While the E.U. has set stringent conditions for Poland to fulfil in order
to be considered for membership, it is not willing to grant Polish farmers
the same level of subsidies as it provides its own farmers. Nor is it
likely to make provision for as much aid as would be required to allow
smaller Polish entrepreneurs to cope with the difficulties associated with
import competition from more developed E.U. members. Since many of the E.U.
countries, including Germany, are themselves in recession at the moment,
there are also doubts about the extent to which they will act as positive
stimuli for Poland's economy.
The macroeconomic decline is not the only reason for the growing
unhappiness with market-oriented policies in Poland. These policies have
also meant a significant increase in economic insecurity, as many of the
basic goods and services that were previously guaranteed by the state have
been privatised and have become more expensive and difficult to access.

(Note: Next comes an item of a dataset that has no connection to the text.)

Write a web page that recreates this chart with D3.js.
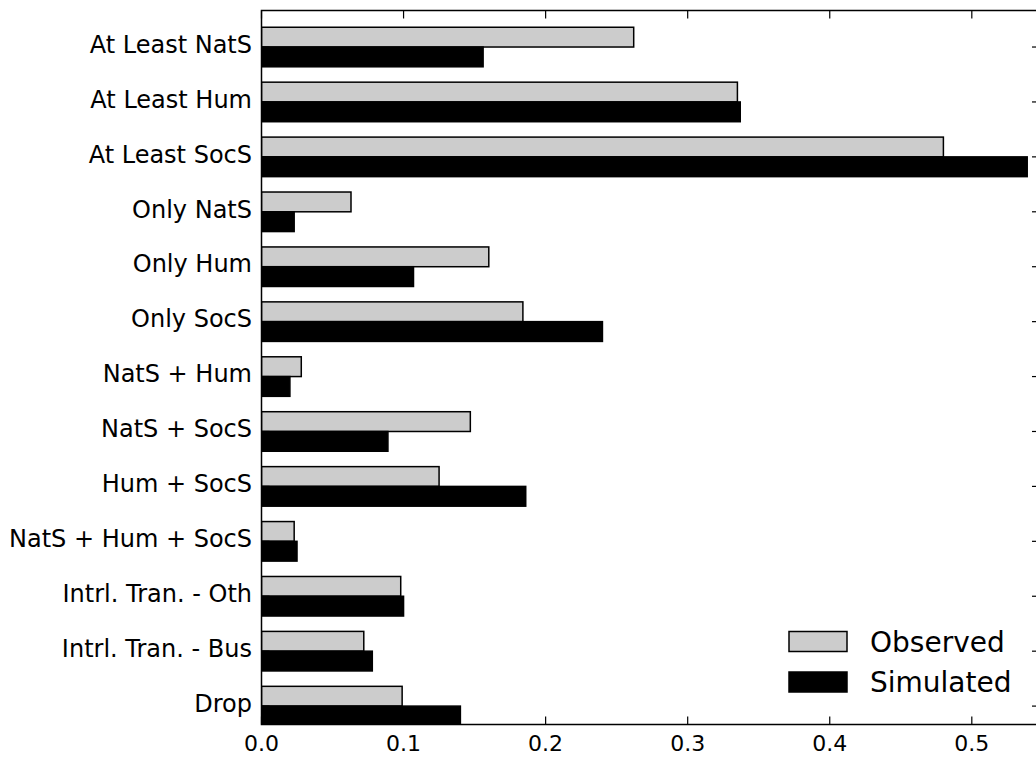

These services range from housing, health and education to electricity and
water supply. Higher prices charged by privatised utilities and health
providers as well as exorbitant charges for higher education have all
reduced access not just for the absolutely poor but even for ordinary
Polish citizens.
Popular dissatisfaction has expressed itself in frequent changes of
government. Most recently, a centre-left coalition, led by former
communists with Leszek Miller as Prime Minister, was elected to power. The
current government is trying to walk the tightrope between the marketist
requirements of entry into the E.U., and alleviating some of the current
difficulties of the people, with not much success. A law to bring the
central bank under some degree of government control is being contested.
Because of these growing insecurities, the popular mood is restive and
there is a strong sense of disillusionment with and alienation from the
established political parties. There is a surge in support for two extreme
parties, one of which stems from the religious right-wing that had earlier
formed part of the support for Solidarity. The other, called "Self Defence",
is a movement led by Andrzej Lepper, a populist demagogue who expresses
nationalist sentiments similar to those of the far right in western
Europe, but also harks back to the greater security of the socialist
regime.
While Lepper's ideology is problematic and his rhetoric tends to be
confused, his movement is gathering support. This is because some of his
proposals - especially those demanding greater state control over markets
and private activities - are seen by many people as necessary for both
growth and equity.
The Polish shipyards were the home, in the 1980s, of the Solidarity
workers' movement which culminated in the collapse of the communist system
in Poland. It is ironic, then, that one of the most recent moves of the
government - which has been welcomed by the same workers who were closely
involved in the Solidarity trade union in the past - relates to the renationalisation of a shipyard. The Szczecin shipyard was closed since
March, and 6,000 workers have not been paid since. When violence loomed in
May, the government stepped in to save jobs and try to rescue the
shipyard.
But saving one individual shipyard, while it may have symbolic value, is
not likely to be enough to bring a sustainable recovery to the Polish
economy. For that, there may have to be a more consistent redirection of
economic strategy, away from that of the recent past.